Official spelling reforms in Scandinavian languages in the 19th and 20th centuries replaced digraphs (two-letter combinations) with single, distinct letters:
In a search context, users absolutely expect these forms to be treated as equivalent. However, in the JavaScript Intl API, only å = aa is treated as equal. The others (æ = ae, ø = oe, ä = ae, ö = oe) are not.
Is this a known limitation of the JavaScript Intl API or the underlying ICU implementation, or am I missing a configuration option?
The code snippet below demonstrates the problem.
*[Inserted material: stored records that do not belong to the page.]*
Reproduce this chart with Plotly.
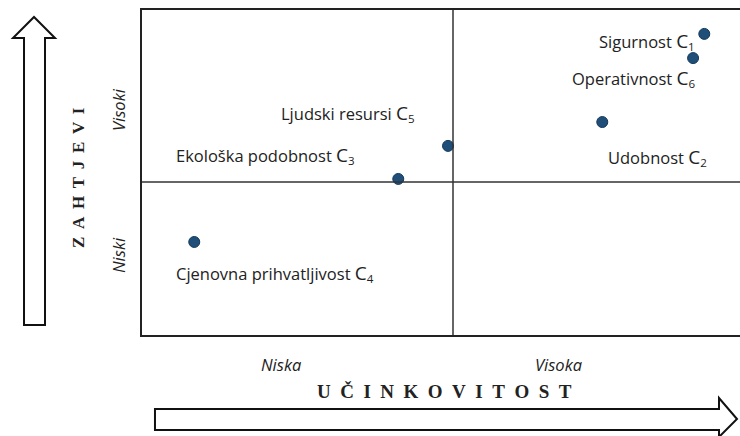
import plotly.graph_objects as go

# Criteria positioned on the efficiency / requirements matrix
names = ["Sigurnost", "Udobnost", "Ekološka podobnost",
         "Cjenovna prihvatljivost", "Ljudski resursi", "Operativnost"]
codes = ["1", "2", "3", "4", "5", "6"]
ucinkovitost = [9.04, 7.40, 4.12, 0.84, 4.92, 8.86]
zahtjevi = [9.84, 6.96, 5.10, 3.04, 6.18, 9.05]

x_ticks = ["Niska", "Visoka"]
y_ticks = ["Niski", "Visoki"]
x_title = "UČINKOVITOST"
y_title = "ZAHTJEVI"

W, H = 740, 436
L, R, T, B = 142, 740, 10, 335
XMAX = (R - L) / 311 * 5
YMAX = (B - T) / 153 * 5


def px2x(px):
    return (px - L) / (R - L) * XMAX


def px2y(py):
    return (B - py) / (B - T) * YMAX


def pxp(px):
    return (px - L) / (R - L)


def pyp(py):
    return (B - py) / (B - T)


def spaced(word, gap):
    return gap.join(word)


label_font = dict(family="'Open Sans', sans-serif", size=16.5, color="#222")
# label placement: (pixel x, pixel y, xanchor)
label_pos = [(697, 41, "right"), (606, 157, "left"), (174, 155, "left"),
             (174, 273, "left"), (417, 113, "right"), (697, 78, "right")]

fig = go.Figure(go.Scatter(
    x=ucinkovitost, y=zahtjevi, mode="markers",
    marker=dict(size=11, color="#1f4e79", line=dict(color="#163a5c", width=1)),
    hoverinfo="skip",
))

annotations = []
for name, code, (lx, ly, anc) in zip(names, codes, label_pos):
    text = f"{name} <span style='font-size:19px'>C</span><sub>{code}</sub>"
    annotations.append(dict(x=px2x(lx), y=px2y(ly), xref="x", yref="y", text=text,
                            showarrow=False, xanchor=anc, yanchor="middle", font=label_font))

it_font = dict(family="'Open Sans', sans-serif", size=16.5, color="#222", style="italic")
x_title_font = dict(family="'Liberation Serif', serif", size=19, color="#222", weight="bold")
y_title_font = dict(family="'Liberation Serif', serif", size=17, color="#222", weight="bold")
common = dict(xref="paper", yref="paper", showarrow=False, xanchor="center", yanchor="middle")
annotations += [
    dict(x=pxp(281), y=pyp(364), text=x_ticks[0], font=it_font, **common),
    dict(x=pxp(558), y=pyp(364), text=x_ticks[1], font=it_font, **common),
    dict(x=pxp(118), y=pyp(255), text=y_ticks[0], textangle=-90, font=it_font, **common),
    dict(x=pxp(118), y=pyp(110), text=y_ticks[1], textangle=-90, font=it_font, **common),
    dict(x=pxp(444), y=pyp(391), text=spaced(x_title, "\u00a0\u00a0"), font=x_title_font, **common),
    dict(x=pxp(78), y=pyp(178), text=spaced(y_title, "\u00a0\u2009"), textangle=-90, font=y_title_font, **common),
]


def path(points):
    return "M " + " L ".join(f"{pxp(a):.4f},{pyp(b):.4f}" for a, b in points) + " Z"


h_arrow = [(155, 409), (719, 409), (719, 398), (737, 419), (719, 437), (719, 430), (155, 430)]
v_arrow = [(24, 325), (24, 38), (13, 38), (34, 17), (55, 38), (45, 38), (45, 325)]

shapes = [
    dict(type="line", xref="x", yref="paper", x0=5, x1=5, y0=0, y1=1, line=dict(color="#333", width=1.5)),
    dict(type="line", xref="paper", yref="y", x0=0, x1=1, y0=5, y1=5, line=dict(color="#333", width=1.5)),
    dict(type="path", xref="paper", yref="paper", path=path(h_arrow), fillcolor="white",
         line=dict(color="#111", width=2)),
    dict(type="path", xref="paper", yref="paper", path=path(v_arrow), fillcolor="white",
         line=dict(color="#111", width=2)),
]

fig.update_layout(
    width=W, height=H,
    margin=dict(l=L, r=W - R, t=T, b=H - B),
    paper_bgcolor="white", plot_bgcolor="white",
    showlegend=False,
    xaxis=dict(range=[0, XMAX], showgrid=False, zeroline=False, showticklabels=False, ticks="",
               showline=True, mirror=True, linecolor="#222", linewidth=2),
    yaxis=dict(range=[0, YMAX], showgrid=False, zeroline=False, showticklabels=False, ticks="",
               showline=True, linecolor="#222", linewidth=2),
    annotations=annotations,
    shapes=shapes,
)

fig.write_html("out.html", config={"displayModeBar": False},
               post_script="document.body.style.margin='0';")
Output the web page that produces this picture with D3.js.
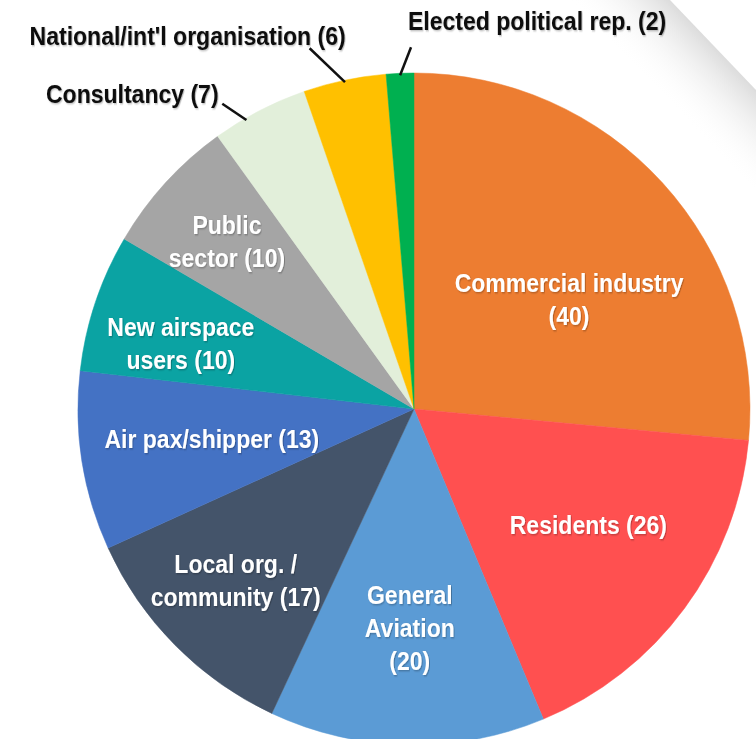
<!doctype html>
<html>
<head>
<meta charset="UTF-8">
<title>Respondents</title>
<script src="https://d3js.org/d3.v7.min.js"></script>
<style>
  body { margin: 0; background: #fff; }
  svg text { font-family: "Liberation Sans", Arial, sans-serif; font-weight: bold; }
</style>
</head>
<body>
<script>
// chart data
var categories = ["Commercial industry", "Residents", "General Aviation", "Local org. / community",
                  "Air pax/shipper", "New airspace users", "Public sector", "Consultancy",
                  "National/int'l organisation", "Elected political rep."];
var counts = [40, 26, 20, 17, 13, 10, 10, 7, 6, 2];
var labelLines = [
    ["Commercial industry", "(40)"],
    ["Residents (26)"],
    ["General", "Aviation", "(20)"],
    ["Local org. /", "community (17)"],
    ["Air pax/shipper (13)"],
    ["New airspace", "users (10)"],
    ["Public", "sector (10)"],
    ["Consultancy (7)"],
    ["National/int'l organisation (6)"],
    ["Elected political rep. (2)"]
];
var colors = ["#ED7D31", "#FF5050", "#5B9BD5", "#44546A", "#4472C4", "#0BA3A3", "#A5A5A5", "#E2EFDA", "#FFC000", "#00B050"];

var W = 756, H = 739;
var cx = 414, cy = 409, R = 336;

// label layout: radius fraction, nudge, inside/outside
var layout = [
    {rf: 0.6, dx: 6, dy: 26},
    {rf: 0.6, dx: 12, dy: -4},
    {rf: 0.6, dx: 0, dy: 17},
    {rf: 0.6, dx: -35, dy: 29},
    {rf: 0.6, dx: -3, dy: -2},
    {rf: 0.6, dx: -42, dy: -2},
    {rf: 0.6, dx: -38, dy: -32},
    {out: true, tx: -127, ty: -17, lx: -37, ly: -7, la: -2.7},
    {out: true, tx: -157, ty: -45, lx: -35, ly: -32, la: 0},
    {out: true, tx: 137, ty: -53, lx: 11, ly: -26, la: 0}
];

var svg = d3.select("body").append("svg")
    .attr("width", W).attr("height", H);

var defs = svg.append("defs");
var f = defs.append("filter").attr("id", "shadow").attr("x", "-10%").attr("y", "-20%").attr("width", "120%").attr("height", "140%");
f.append("feDropShadow").attr("dx", 1).attr("dy", 1).attr("stdDeviation", 0.8)
    .attr("flood-color", "#000").attr("flood-opacity", 0.3);

// faint page corner shading top right
var g = defs.append("linearGradient").attr("id", "corner")
    .attr("gradientUnits", "userSpaceOnUse")
    .attr("x1", 713).attr("y1", 45).attr("x2", 660).attr("y2", 96);
g.append("stop").attr("offset", 0).attr("stop-color", "#dcdcdc");
g.append("stop").attr("offset", 1).attr("stop-color", "#fff").attr("stop-opacity", 0);
svg.append("path")
    .attr("d", "M670,0 L756,90 L756,190 L570,0 Z")
    .attr("fill", "url(#corner)");

var pie = d3.pie().sort(null).value(function(d) { return d; });
var arcs = pie(counts);
var arc = d3.arc().innerRadius(0).outerRadius(R);

var chart = svg.append("g").attr("transform", "translate(" + cx + "," + cy + ")");

chart.selectAll("path.slice")
    .data(arcs)
    .enter().append("path")
    .attr("class", "slice")
    .attr("d", arc)
    .attr("fill", function(d, i) { return colors[i]; })
    .attr("stroke", function(d, i) { return colors[i]; })
    .attr("stroke-width", 0.5);

function polar(a, r) { return [r * Math.sin(a), -r * Math.cos(a)]; }

// narrow look: regular bold squeezed horizontally
var fs = 26, lh = 33, sx = 0.885;

arcs.forEach(function(d, i) {
    var L = layout[i];
    var mid = (d.startAngle + d.endAngle) / 2;
    var lines = labelLines[i];
    if (!L.out) {
        var p = polar(mid, R * L.rf);
        var x = p[0] + L.dx, y = p[1] + L.dy;
        var t = chart.append("text")
            .attr("transform", "translate(" + x + "," + y + ") scale(" + sx + ",1)")
            .attr("text-anchor", "middle")
            .attr("fill", "#fff")
            .attr("font-size", fs)
            .attr("filter", "url(#shadow)");
        lines.forEach(function(s, k) {
            t.append("tspan")
                .attr("x", 0)
                .attr("y", (k - (lines.length - 1) / 2) * lh + fs * 0.36)
                .text(s);
        });
    } else {
        var a = mid + L.la * Math.PI / 180;
        var e = polar(a, R - 2);
        var lead = polar(mid, R);
        chart.append("line")
            .attr("x1", e[0]).attr("y1", e[1])
            .attr("x2", lead[0] + L.lx).attr("y2", lead[1] + L.ly)
            .attr("stroke", "#111").attr("stroke-width", 2.5);
        chart.append("text")
            .attr("transform", "translate(" + (lead[0] + L.tx) + "," + (lead[1] + L.ty) + ") scale(" + sx + ",1)")
            .attr("text-anchor", "middle")
            .attr("fill", "#111")
            .attr("font-size", fs)
            .attr("filter", "url(#shadow)")
            .attr("y", fs * 0.36)
            .text(lines[0]);
    }
});
</script>
</body>
</html>
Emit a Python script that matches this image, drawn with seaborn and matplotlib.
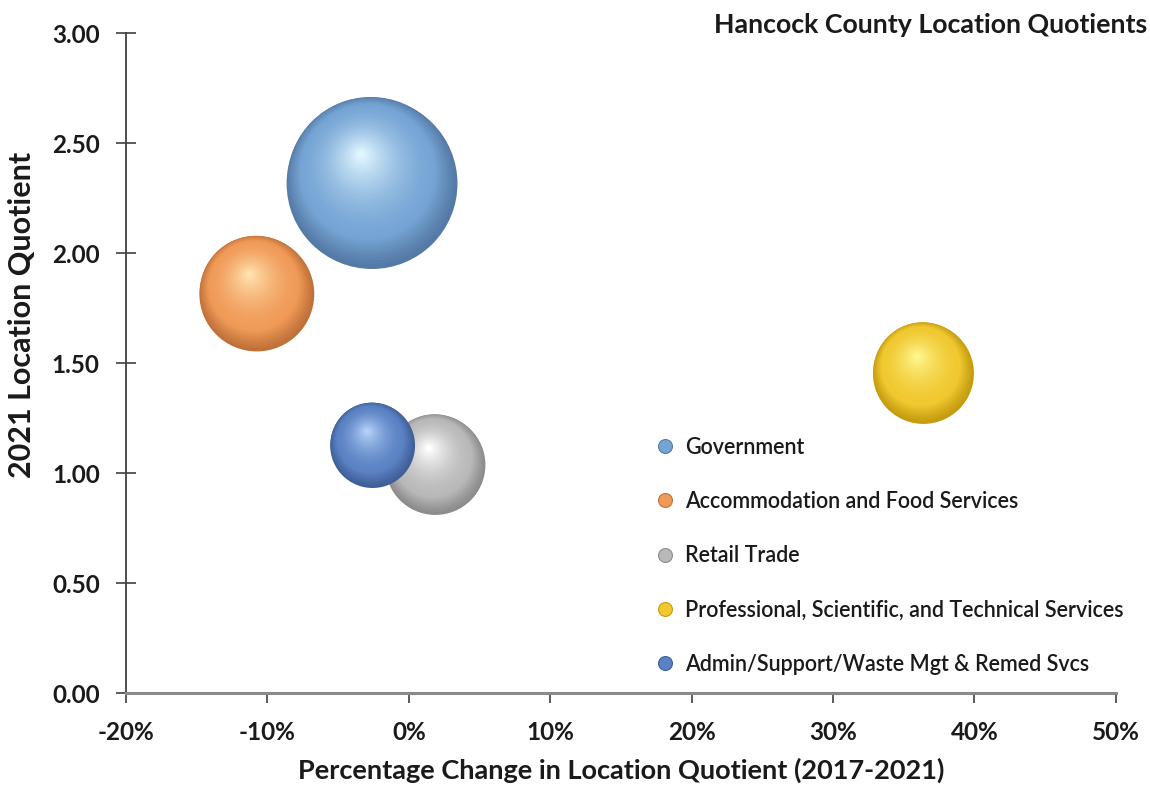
import numpy as np
import pandas as pd
import matplotlib
matplotlib.use("Agg")
import matplotlib.pyplot as plt
import seaborn as sns
from matplotlib.transforms import ScaledTranslation
from matplotlib.colors import to_rgb
from matplotlib.ticker import PercentFormatter, MultipleLocator, FormatStrFormatter
from matplotlib.lines import Line2D

# data
industries = [
    "Government",
    "Accommodation and Food Services",
    "Retail Trade",
    "Professional, Scientific, and Technical Services",
    "Admin/Support/Waste Mgt & Remed Svcs",
]
pct_change = [-2.6, -10.75, 1.88, 36.4, -2.56]      # % change in LQ 2017-2021
lq_2021 = [2.317, 1.815, 1.038, 1.454, 1.126]       # 2021 location quotient
bubble_area = [7300, 3300, 2500, 2550, 1800]        # relative bubble size

# (edge, base, highlight) for the shaded spheres
palette = [
    ("#557aa6", "#76a5d5", "#e0f6ff"),
    ("#c0713a", "#f09a58", "#ffe2ae"),
    ("#8c8c8c", "#b9b9b9", "#ffffff"),
    ("#c49c0e", "#f0c830", "#fff68e"),
    ("#405f98", "#5b82c4", "#b4d2f8"),
]

df = pd.DataFrame({"industry": industries, "pct": pct_change, "lq": lq_2021,
                   "area": bubble_area})

sns.set_theme(style="white")
plt.rcParams["font.family"] = ["Lato", "DejaVu Sans"]
plt.rcParams["axes.unicode_minus"] = False

fig = plt.figure(figsize=(11.5, 7.89), dpi=100)
ax = fig.add_axes([0.1096, 0.1213, 0.8606, 0.8365])


def mix(a, b, t):
    a, b = np.array(to_rgb(a)), np.array(to_rgb(b))
    return tuple(a + (b - a) * t)


N = 45
for i, row in df.iterrows():
    edge, base, hi = palette[i]
    r_pt = np.sqrt(row["area"] * 2.0736) / 2
    for k in range(N):
        t = k / (N - 1)
        f = 1 - 0.96 * t
        if t < 0.22:
            c = mix(edge, base, t / 0.22)
        else:
            c = mix(base, hi, ((t - 0.22) / 0.78) ** 1.6)
        g = t ** 0.6
        dx = -0.13 * g * r_pt
        dy = 0.34 * g * r_pt
        tr = ax.transData + ScaledTranslation(dx / 72, dy / 72, fig.dpi_scale_trans)
        sns.scatterplot(data=df.iloc[[i]], x="pct", y="lq", s=(2 * r_pt * f) ** 2,
                        color=c, edgecolor="none", linewidth=0, transform=tr,
                        ax=ax, legend=False, zorder=2 + i)

ax.set_xlim(-20, 50)
ax.set_ylim(0, 3)
ax.xaxis.set_major_locator(MultipleLocator(10))
ax.yaxis.set_major_locator(MultipleLocator(0.5))
ax.xaxis.set_major_formatter(PercentFormatter(decimals=0))
ax.yaxis.set_major_formatter(FormatStrFormatter("%.2f"))

for s in ["top", "right"]:
    ax.spines[s].set_visible(False)
ax.spines["left"].set_color("#404040")
ax.spines["left"].set_linewidth(1.3)
ax.spines["bottom"].set_color("#8a8a8a")
ax.spines["bottom"].set_linewidth(2.2)

ax.tick_params(axis="y", direction="inout", length=14, width=1.2, color="#404040",
               pad=12, labelsize=17.5, labelcolor="#1a1a1a", left=True)
ax.tick_params(axis="x", direction="out", length=7, width=1.2, color="#404040",
               pad=13, labelsize=17.5, labelcolor="#1a1a1a", bottom=True)
for lab in ax.get_xticklabels() + ax.get_yticklabels():
    lab.set_fontweight("bold")

ax.set_xlabel("Percentage Change in Location Quotient (2017-2021)", fontsize=19.5,
              fontweight="bold", color="#1a1a1a", labelpad=10)
ax.set_ylabel("2021 Location Quotient", fontsize=22, fontweight="bold",
              color="#1a1a1a")
ax.yaxis.set_label_coords(-0.091, 0.573)

fig.text(0.998, 0.968, "Hancock County Location Quotients", ha="right", va="center",
         fontsize=19.3, fontweight="bold", color="#1a1a1a")

handles = [Line2D([], [], marker="o", ls="none", markersize=10,
                  markerfacecolor=p[1], markeredgecolor=p[0], markeredgewidth=0.8)
           for p in palette]
ax.legend(handles, industries, loc="upper left", bbox_to_anchor=(0.536, 0.389),
          frameon=False, borderpad=0, borderaxespad=0, handlelength=0.8,
          handletextpad=0.53, labelspacing=1.55,
          prop={"size": 15.5, "weight": "semibold"}, labelcolor="#1a1a1a")

fig.savefig("out.png", dpi=100)
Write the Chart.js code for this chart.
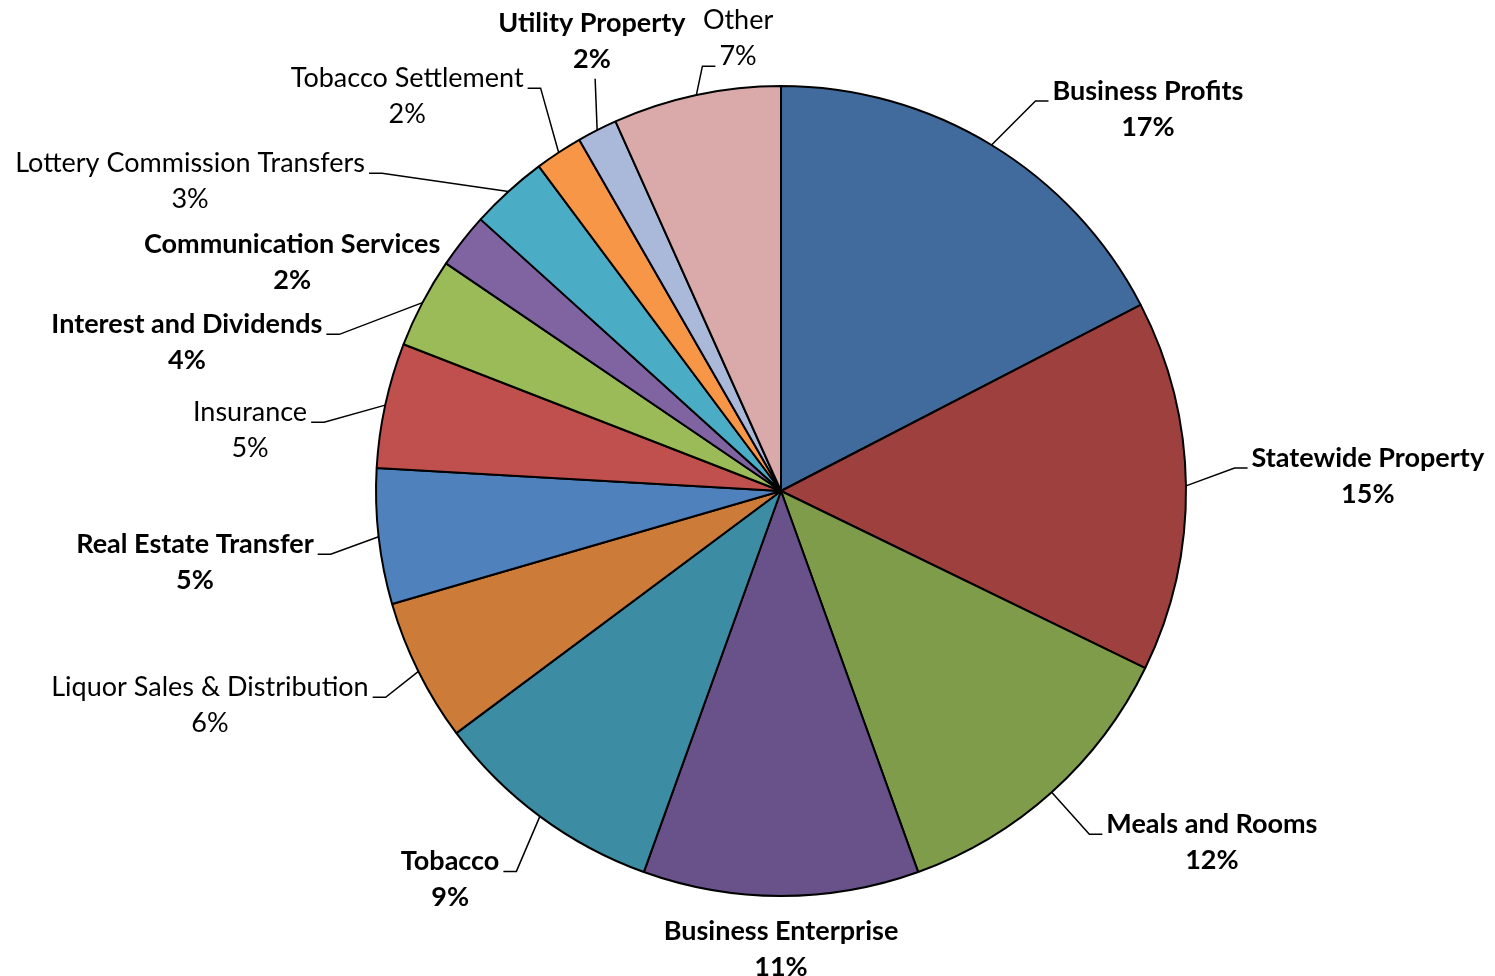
<!DOCTYPE html>
<html>
<head>
<meta charset="utf-8">
<script src="https://cdn.jsdelivr.net/npm/chart.js@4.4.1/dist/chart.umd.min.js"></script>
<style>
  body { margin: 0; background: #fff; }
  #wrap { width: 1495px; height: 976px; }
</style>
</head>
<body>
<div id="wrap"><canvas id="pie"></canvas></div>
<script>
// revenue sources, clockwise from 12 o'clock
const categories = [
  "Business Profits", "Statewide Property", "Meals and Rooms", "Business Enterprise",
  "Tobacco", "Liquor Sales & Distribution", "Real Estate Transfer", "Insurance",
  "Interest and Dividends", "Communication Services", "Lottery Commission Transfers",
  "Tobacco Settlement", "Utility Property", "Other"
];
const shares = [17.4, 14.8, 12.3, 11.0, 9.3, 5.7, 5.4, 5.0, 3.6, 2.2, 3.1, 1.9, 1.6, 6.7];

const colors = [
  "#416B9C", "#9D403E", "#7F9C4A", "#69518A", "#3C8CA3", "#CC7B38", "#4F81BD",
  "#C0504D", "#9BBB59", "#8064A2", "#4BACC6", "#F79646", "#AAB9D9", "#D9AAA9"
];
const boldLabel = [true, true, true, true, true, false, true, false, true, true, false, false, true, false];

// label block centres, in units of the pie radius from its centre
const labelSpots = [
  [0.906, -0.946], [1.449, -0.040], [1.064, 0.864], [0.000, 1.128],
  [-0.817, 0.956], [-1.410, 0.526], [-1.447, 0.173], [-1.311, -0.153],
  [-1.467, -0.370], [-1.207, -0.568], [-1.459, -0.768], [-0.923, -0.978],
  [-0.467, -1.114], [-0.106, -1.121]
];
// how the leader line meets the label
const leaderType = ["left", "left", "left", "none", "right", "right", "right", "right",
  "right", "none", "right", "right", "below", "left2"];

const FONT = "Lato, 'Open Sans', sans-serif";
const FONT_SIZE = 27;
const LINE_GAP = 36;

const sliceLabels = {
  id: "sliceLabels",
  afterDatasetsDraw(chart) {
    const ctx = chart.ctx;
    const arcs = chart.getDatasetMeta(0).data;
    const total = shares.reduce((a, b) => a + b, 0);
    ctx.save();
    arcs.forEach((arc, i) => {
      const p = arc.getProps(["x", "y", "startAngle", "endAngle", "outerRadius"], true);
      const mid = (p.startAngle + p.endAngle) / 2;
      const ex = p.x + Math.cos(mid) * p.outerRadius;
      const ey = p.y + Math.sin(mid) * p.outerRadius;
      const cx = p.x + labelSpots[i][0] * p.outerRadius;
      const cy = p.y + labelSpots[i][1] * p.outerRadius + 1.5;
      const lines = [categories[i], Math.round(shares[i] / total * 100) + "%"];
      ctx.font = (boldLabel[i] ? "bold " : "") + FONT_SIZE + "px " + FONT;
      ctx.fillStyle = "#000";
      ctx.textAlign = "center";
      ctx.textBaseline = "middle";
      const y1 = cy - LINE_GAP / 2, y2 = cy + LINE_GAP / 2;
      ctx.fillText(lines[0], cx, y1);
      ctx.fillText(lines[1], cx, y2);

      const w1 = ctx.measureText(lines[0]).width;
      const w2 = ctx.measureText(lines[1]).width;
      const base = FONT_SIZE * 0.36;
      let pts = null;
      if (leaderType[i] === "left") {
        const tx = cx - w1 / 2 - 4, ty = y1 + base;
        pts = [[ex, ey], [tx - 13, ty], [tx, ty]];
      } else if (leaderType[i] === "right") {
        const tx = cx + w1 / 2 + 4, ty = y1 + base;
        pts = [[ex, ey], [tx + 13, ty], [tx, ty]];
      } else if (leaderType[i] === "left2") {
        const tx = cx - w2 / 2 - 4, ty = y2 + base;
        pts = [[ex, ey], [tx - 13, ty], [tx, ty]];
      } else if (leaderType[i] === "below") {
        pts = [[ex, ey], [ex - 2, y2 + FONT_SIZE * 0.72]];
      }
      if (pts) {
        ctx.beginPath();
        ctx.moveTo(pts[0][0], pts[0][1]);
        for (let k = 1; k < pts.length; k++) ctx.lineTo(pts[k][0], pts[k][1]);
        ctx.strokeStyle = "#000";
        ctx.lineWidth = 1.5;
        ctx.stroke();
      }
    });
    ctx.restore();
  }
};

new Chart(document.getElementById("pie"), {
  type: "pie",
  data: {
    labels: categories,
    datasets: [{
      data: shares,
      backgroundColor: colors,
      borderColor: "#000",
      borderWidth: 2
    }]
  },
  options: {
    responsive: true,
    maintainAspectRatio: false,
    animation: false,
    layout: { padding: { left: 375, right: 308, top: 85, bottom: 79 } },
    plugins: {
      legend: { display: false },
      tooltip: { enabled: false }
    }
  },
  plugins: [sliceLabels]
});
</script>
</body>
</html>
A result of 0 indicates the collator treats the two strings as equivalent, which is what we expect for all these cases.
const options = { usage: 'search', sensitivity: 'base' };
const daCollator = new Intl.Collator('da', options);
const svCollator = new Intl.Collator('sv', options);
const results = [
daCollator.compare('å', 'aa'), // 0 ✅ expected
daCollator.compare('æ', 'ae'), // 1 ❌ unexpected
daCollator.compare('ø', 'oe'), // 1 ❌ unexpected
svCollator.compare('ä', 'ae'), // 1 ❌ unexpected
svCollator.compare('ö', 'oe'), // 1 ❌ unexpected
];
const expected = [0, 0, 0, 0, 0];
console.log('Results:', results);
console.log('Expected:', expected);
References
The support for å = aa in Danish is clearly documented in the UCA Specification:
For example, at a primary strength, "ß" would match against "ss" according to the UCA, and "aa" would match "å" in a Danish tailoring of the UCA.
It is also documented in the ICU User Guide:
For example, in Danish, ‘å’ (\u00e5) and ‘aa’ are considered equivalent.
å = aa is historically the most entrenched and universally accepted equivalence. The CLDR maintainers are likely conservative and that may explain why the other equivalences are not implemented.